# Cat kicks litter EVERYWHERE!



## lausa (Sep 23, 2012)

I have a 5 and a half month old kitten, but he always kicks his litter out of the box every time he goes!
It's getting so bad I have to hoover up twice a day sometimes.

I've tried putting less litter in, so there's less to kick around but it doesn't help.
I've tried putting a plastic bag and newspaper underneath the litterbox to catch it... but he's a kitten so he always rips the bag and paper apart.

He literally digs it all out before he uses it and then throws even more out when trying to cover it!

Is this normal behaviour? Will he grow out of it? 
Or could it be the litter I use? I use a 'wood chip' litter which basically disintergrates when he uses it and turns into a pile of dust.


----------



## Susan (Mar 29, 2010)

You might try moving to a bigger (deeper) litter box. That's what I did once my cats were past the baby stage.


----------



## minikin44 (Aug 25, 2012)

Hooded litter box maybe? Or one that has an attachment to raise the sides?


----------



## LakotaWolf (Aug 10, 2012)

I have a litter-kicker myself ;}

I use a multi-part "system":

A litter mat around the box to catch the inevitable tracked-out litter:

Petco Paw Print Litter Mat at PETCO
Purr-fect Pet Purr-fect Paws Litter Mat for Cats at PETCO

These are fairly tough mats, so a destructive kitten shouldn't be able to tear them to bits. I just roll the mats up when they get litter-y, take them outside, and shake the loose litter into the trash can.

I also use a hooded litter box:

Petco Jumbo Enclosed Litter Box - Covered Cat Litter Box and Enclosed Litter Box from petco.com

Many hooded boxes also come with "flaps" over the door - I removed the flap from mine. 

Odor CAN become trapped in a hooded box, so remove the hood occasionally to let it air out. Also, it shouldn't become too stinky if you scoop it twice a day or so, which is what I do. 

I know some people believe that hooded litterboxes are the spawn of the Feline Devil, but as long as you keep it clean, they're perfectly fine.
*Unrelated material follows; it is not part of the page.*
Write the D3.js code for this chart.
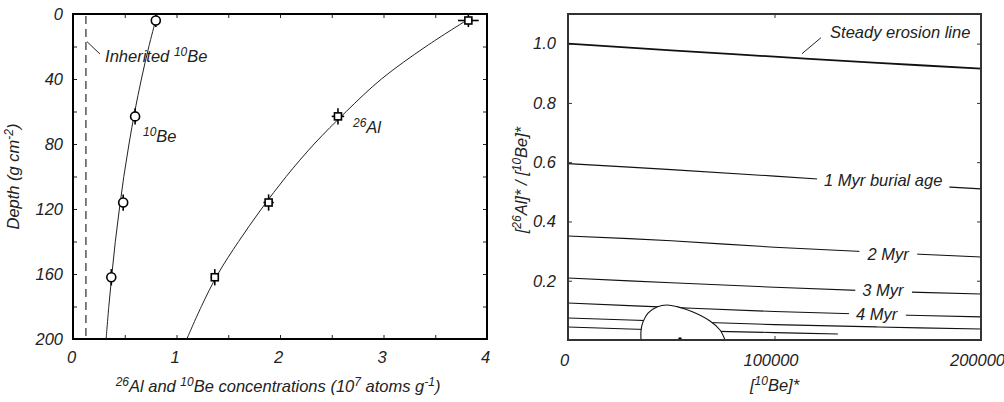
<!DOCTYPE html>
<html>
<head>
<meta charset="utf-8">
<script src="https://cdn.jsdelivr.net/npm/d3@7"></script>
<style>
body { margin: 0; background: #fff; }
svg text { font-family: "Liberation Sans", Arial, sans-serif; font-style: italic; font-size: 16.5px; fill: #222; }
</style>
</head>
<body>
<svg id="chart" width="1004" height="402"></svg>
<script>
// ---- left panel: depth profiles ----
var sampleDepth = [4, 63, 116, 162];
var be10Conc = [0.80, 0.60, 0.485, 0.37];
var be10Err = [0.02, 0.02, 0.02, 0.02];
var al26Conc = [3.82, 2.56, 1.89, 1.37];
var al26Err = [0.10, 0.06, 0.05, 0.04];
var depthErr = [4, 5, 5, 5];

var be10CurveDepth = [0, 20, 40, 60, 80, 100, 120, 140, 160, 180, 200];
var be10Curve = [0.815, 0.733, 0.661, 0.597, 0.541, 0.491, 0.448, 0.409, 0.376, 0.346, 0.320];
var al26CurveDepth = [4, 20, 40, 60, 80, 100, 120, 140, 160, 180, 200];
var al26Curve = [3.80, 3.41, 2.98, 2.64, 2.33, 2.06, 1.82, 1.60, 1.40, 1.24, 1.10];
var inheritedBe10 = 0.125;

var depthLabels = [0, 40, 80, 120, 160, 200];
var concLabels = [0, 1, 2, 3, 4];

// ---- right panel: two-isotope diagram ----
var beStar = [0, 50000, 100000, 150000, 200000];
var steadyErosion = [1.0, 0.977, 0.956, 0.935, 0.916];
var burial1 = [0.595, 0.575, 0.553, 0.530, 0.510];
var burial2 = [0.351, 0.335, 0.313, 0.296, 0.280];
var burial3 = [0.209, 0.193, 0.178, 0.165, 0.155];
var burial4 = [0.125, 0.110, 0.096, 0.086, 0.078];
var burial5 = [0.074, 0.063, 0.052, 0.044, 0.037];
var burial6X = [0, 50000, 100000, 130700];
var burial6 = [0.044, 0.033, 0.025, 0.020];
var blobX = [35350, 35400, 36320, 38740, 43100, 47940, 52780, 60530, 68770, 73610, 76030];
var blobY = [0, 0.034, 0.061, 0.091, 0.1115, 0.118, 0.1125, 0.0946, 0.0642, 0.0338, 0];
var sampleStar = [54240, 0.003];

var ratioLabels = [0.2, 0.4, 0.6, 0.8, 1.0];
var beStarLabels = [0, 100000, 200000];

var svg = d3.select('#chart');

// text with superscripts: strings are normal, one-item arrays are raised
function richText(t, parts) {
    var shift = 0;
    parts.forEach(function (p) {
        var s = t.append('tspan');
        if (Array.isArray(p)) {
            s.attr('dy', -6 - shift).style('font-size', '12px').text(p[0]);
            shift = -6;
        } else {
            s.attr('dy', -shift).text(p);
            shift = 0;
        }
    });
    return t;
}

// ================= left panel =================
var L = { left: 73, right: 487, top: 14, bottom: 339 };
var xL = d3.scaleLinear().domain([0, 4]).range([L.left, L.right]);
var yL = d3.scaleLinear().domain([0, 200]).range([L.top, L.bottom]);
var gL = svg.append('g');

gL.append('g').attr('transform', `translate(${L.left},0)`)
    .call(d3.axisLeft(yL).tickValues(d3.range(0, 201, 20)).tickSize(-4).tickSizeOuter(0).tickPadding(8)
        .tickFormat(d => depthLabels.indexOf(d) >= 0 ? d : ''));
gL.append('g').attr('transform', `translate(${L.right},0)`)
    .call(d3.axisRight(yL).tickValues(d3.range(0, 201, 20)).tickSize(-4).tickSizeOuter(0).tickFormat(''));
gL.append('g').attr('transform', `translate(0,${L.bottom})`)
    .call(d3.axisBottom(xL).tickValues(d3.range(0, 4.01, 0.5)).tickSize(-4).tickSizeOuter(0).tickPadding(12)
        .tickFormat(d => concLabels.indexOf(d) >= 0 ? d : ''));
gL.append('g').attr('transform', `translate(0,${L.top})`)
    .call(d3.axisTop(xL).tickValues(d3.range(0, 4.01, 0.5)).tickSize(-4).tickSizeOuter(0).tickFormat(''));
gL.selectAll('.domain').remove();
gL.selectAll('.tick line').attr('stroke', '#222');
gL.selectAll('.tick text').style('font-size', '16.5px').attr('dx', -2);

gL.append('rect').attr('x', L.left).attr('y', L.top)
    .attr('width', L.right - L.left).attr('height', L.bottom - L.top)
    .attr('fill', 'none').attr('stroke', '#000').attr('stroke-width', 2);

// inherited 10Be
gL.append('line')
    .attr('x1', xL(inheritedBe10)).attr('x2', xL(inheritedBe10))
    .attr('y1', yL(0) + 2).attr('y2', yL(200))
    .attr('stroke', '#000').attr('stroke-width', 1).attr('stroke-dasharray', '8,5');
gL.append('line')
    .attr('x1', xL(0.135)).attr('y1', yL(17))
    .attr('x2', xL(0.26)).attr('y2', yL(24.6))
    .attr('stroke', '#222').attr('stroke-width', 1);

var lineL = d3.line().curve(d3.curveCatmullRom);
gL.append('path')
    .attr('d', lineL(be10CurveDepth.map((d, i) => [xL(be10Curve[i]), yL(d)])))
    .attr('fill', 'none').attr('stroke', '#222').attr('stroke-width', 1);
gL.append('path')
    .attr('d', lineL(al26CurveDepth.map((d, i) => [xL(al26Curve[i]), yL(d)])))
    .attr('fill', 'none').attr('stroke', '#222').attr('stroke-width', 1);

// error bars
function errBars(conc, err) {
    sampleDepth.forEach(function (d, i) {
        gL.append('line')
            .attr('x1', xL(conc[i])).attr('x2', xL(conc[i]))
            .attr('y1', yL(d - depthErr[i])).attr('y2', yL(d + depthErr[i]))
            .attr('stroke', '#000').attr('stroke-width', 1.6);
        gL.append('line')
            .attr('x1', xL(conc[i] - err[i])).attr('x2', xL(conc[i] + err[i]))
            .attr('y1', yL(d)).attr('y2', yL(d))
            .attr('stroke', '#000').attr('stroke-width', 1.6);
    });
}
errBars(be10Conc, be10Err);
errBars(al26Conc, al26Err);

gL.selectAll('circle.be').data(sampleDepth).join('circle')
    .attr('cx', (d, i) => xL(be10Conc[i])).attr('cy', d => yL(d)).attr('r', 4.5)
    .attr('fill', '#fff').attr('stroke', '#000').attr('stroke-width', 1.6);
gL.selectAll('rect.al').data(sampleDepth).join('rect')
    .attr('x', (d, i) => xL(al26Conc[i]) - 3.5).attr('y', d => yL(d) - 3.5)
    .attr('width', 7).attr('height', 7)
    .attr('fill', '#fff').attr('stroke', '#000').attr('stroke-width', 1.6);

richText(gL.append('text').attr('x', xL(0.31)).attr('y', yL(29.5)), ['Inherited ', ['10'], 'Be']);
richText(gL.append('text').attr('x', xL(0.676)).attr('y', yL(78.8)), [['10'], 'Be']);
richText(gL.append('text').attr('x', xL(2.705)).attr('y', yL(73.2)), [['26'], 'Al']);

richText(gL.append('text').attr('transform', `translate(19,${(L.top + L.bottom) / 2}) rotate(-90)`)
    .attr('text-anchor', 'middle'), ['Depth (g cm', ['-2'], ')']);
richText(gL.append('text').attr('x', (L.left + L.right) / 2 - 2).attr('y', 392).attr('text-anchor', 'middle'),
    [['26'], 'Al and ', ['10'], 'Be concentrations (10', ['7'], ' atoms g', ['-1'], ')']);

// ================= right panel =================
var R = { left: 568, right: 981, top: 14, bottom: 340 };
var xR = d3.scaleLinear().domain([0, 200000]).range([R.left, R.right]);
var yR = d3.scaleLinear().domain([0, 1.1]).range([R.bottom, R.top]);
var gR = svg.append('g');

gR.append('g').attr('transform', `translate(${R.left},0)`)
    .call(d3.axisLeft(yR).tickValues(ratioLabels).tickSize(-4).tickSizeOuter(0).tickPadding(8)
        .tickFormat(d3.format('.1f')));
gR.append('g').attr('transform', `translate(${R.right},0)`)
    .call(d3.axisRight(yR).tickValues(ratioLabels).tickSize(-4).tickSizeOuter(0).tickFormat(''));
gR.append('g').attr('transform', `translate(0,${R.bottom})`)
    .call(d3.axisBottom(xR).tickValues(beStarLabels).tickSize(-4).tickSizeOuter(0).tickPadding(14)
        .tickFormat(d => d));
gR.append('g').attr('transform', `translate(0,${R.top})`)
    .call(d3.axisTop(xR).tickValues(beStarLabels).tickSize(-4).tickSizeOuter(0).tickFormat(''));
gR.selectAll('.domain').remove();
gR.selectAll('.tick line').attr('stroke', '#333');
gR.selectAll('.tick text').style('font-size', '16.5px').attr('dx', -4);

var lineR = d3.line().curve(d3.curveCatmullRom);
function contour(xs, ys, w) {
    return gR.append('path')
        .attr('d', lineR(xs.map((x, i) => [xR(x), yR(ys[i])])))
        .attr('fill', 'none').attr('stroke', '#111').attr('stroke-width', w || 1.1);
}
contour(beStar, steadyErosion, 1.8);
contour(beStar, burial1);
contour(beStar, burial2);
contour(beStar, burial3);
contour(beStar, burial4);
contour(beStar, burial5);
contour(burial6X, burial6);

// white blob
gR.append('path')
    .attr('d', d3.line().curve(d3.curveCatmullRom)(blobX.map((x, i) => [xR(x), yR(blobY[i])])))
    .attr('fill', '#fff').attr('stroke', '#111').attr('stroke-width', 1.1);
gR.append('circle').attr('cx', xR(sampleStar[0])).attr('cy', yR(sampleStar[1])).attr('r', 1.8).attr('fill', '#000');

gR.append('rect').attr('x', R.left).attr('y', R.top)
    .attr('width', R.right - R.left).attr('height', R.bottom - R.top)
    .attr('fill', 'none').attr('stroke', '#333').attr('stroke-width', 2);

// contour labels with white backing
function label(text, x, y) {
    var t = gR.append('text').attr('x', xR(x)).attr('y', yR(y)).text(text);
    var b = t.node().getBBox();
    gR.insert('rect', function () { return t.node(); })
        .attr('x', b.x - 7).attr('y', b.y - 1).attr('width', b.width + 14).attr('height', b.height + 2)
        .attr('fill', '#fff');
}
label('1 Myr burial age', 124000, 0.520);
label('2 Myr', 145000, 0.270);
label('3 Myr', 142500, 0.149);
label('4 Myr', 139500, 0.068);

gR.append('text').attr('x', xR(126900)).attr('y', yR(1.020)).text('Steady erosion line');
gR.append('line')
    .attr('x1', xR(113300)).attr('y1', yR(0.966))
    .attr('x2', xR(122500)).attr('y2', yR(1.020))
    .attr('stroke', '#222').attr('stroke-width', 1);

richText(gR.append('text').attr('transform', `translate(527,${(R.top + R.bottom) / 2 + 3}) rotate(-90)`)
    .attr('text-anchor', 'middle'), ['[', ['26'], 'Al]* / [', ['10'], 'Be]*']);
richText(gR.append('text').attr('x', xR(100000)).attr('y', 391).attr('text-anchor', 'middle'),
    ['[', ['10'], 'Be]*']);
</script>
</body>
</html>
Also, I use Dr. Elsey's Precious Cat Ultra litter - 

http://www.preciouscat.com/product/ultra/

It's the most amazing litter I've ever used ;} It does a great job neutralizing odors, and the "grain size" is fairly large, so my cat moves large paw-fuls around, rather than kick out a smaller-grained litter.

Good luck!


----------



## aniela26 (Apr 2, 2012)

I use a hooded litter box and it sits in one of those under-bed storage Rubbermaid type of containers. The sides of the container are high enough that the litter stays in (mostly!) but low enough my cats don't mind stepping over to get into the box.


----------



## BrnTabbyLvr (Sep 22, 2012)

I have high-sided open top litter boxes for my 5 month old kitten and my 11 year old cat. It has a cut out portion in the front for them to get in the box, but the other 3 sides are much higher. I got them at Tractor Supply for about 7 bucks a piece! It helps contain the litter on those three sides pretty well as long as I don't put too much litter in. I fill it probably about 4 inches or so deep. I also use an old cheap 5x7 area rug that I no longer wanted (because of the color) and put the boxes on that at the edges. I vacuum every few days or so. The rug helps get the litter out of their paws before they come out of the spare room (where the boxes are). Good luck!


----------



## OSCARSMOM (Jul 6, 2012)

When Oscar and Felix were little, I would swear that they had litter kicking contests! Oscar could get the litter as far as three feet away! I found a litter box with a "rim" around the top which stopped the litter from getting kicked out of the box. Here's a picture of what it looks like. (By the way, Oscar is 14 and we were able to take the lid off LAST YEAR, so no, he didn't grow out of it!)


----------



## scottd (Jun 28, 2011)

The box like OscarsMom posted is probably going to help with this.


----------



## LestatTheCat (Sep 1, 2012)

Oscar and Felix! Love it!


----------



## Alpaca (Dec 21, 2009)

Jack is a kicker too. i got a plastic chairmat under the litterbox which is situated in a corner. There are pieces of cardboard protecting the walls and containing the litter. I don't believe in enclosed litter boxes so I'm using a high sided litterbox. Of course it's not foolproof so if litters gets out, I use a small broom/pan set to sweep up the crumbs and toss into a doggie poop bag for disposal.


----------



## lausa (Sep 23, 2012)

Thanks for the replies everyone  I will totally get a hooded litter box or one with a lid, it would make it so much easier to clean up!
He's always done it since he was a baby, I have tried to teach him not to by pushing him away once he's done his business and cleaning it up, but he always goes back and digs around!


----------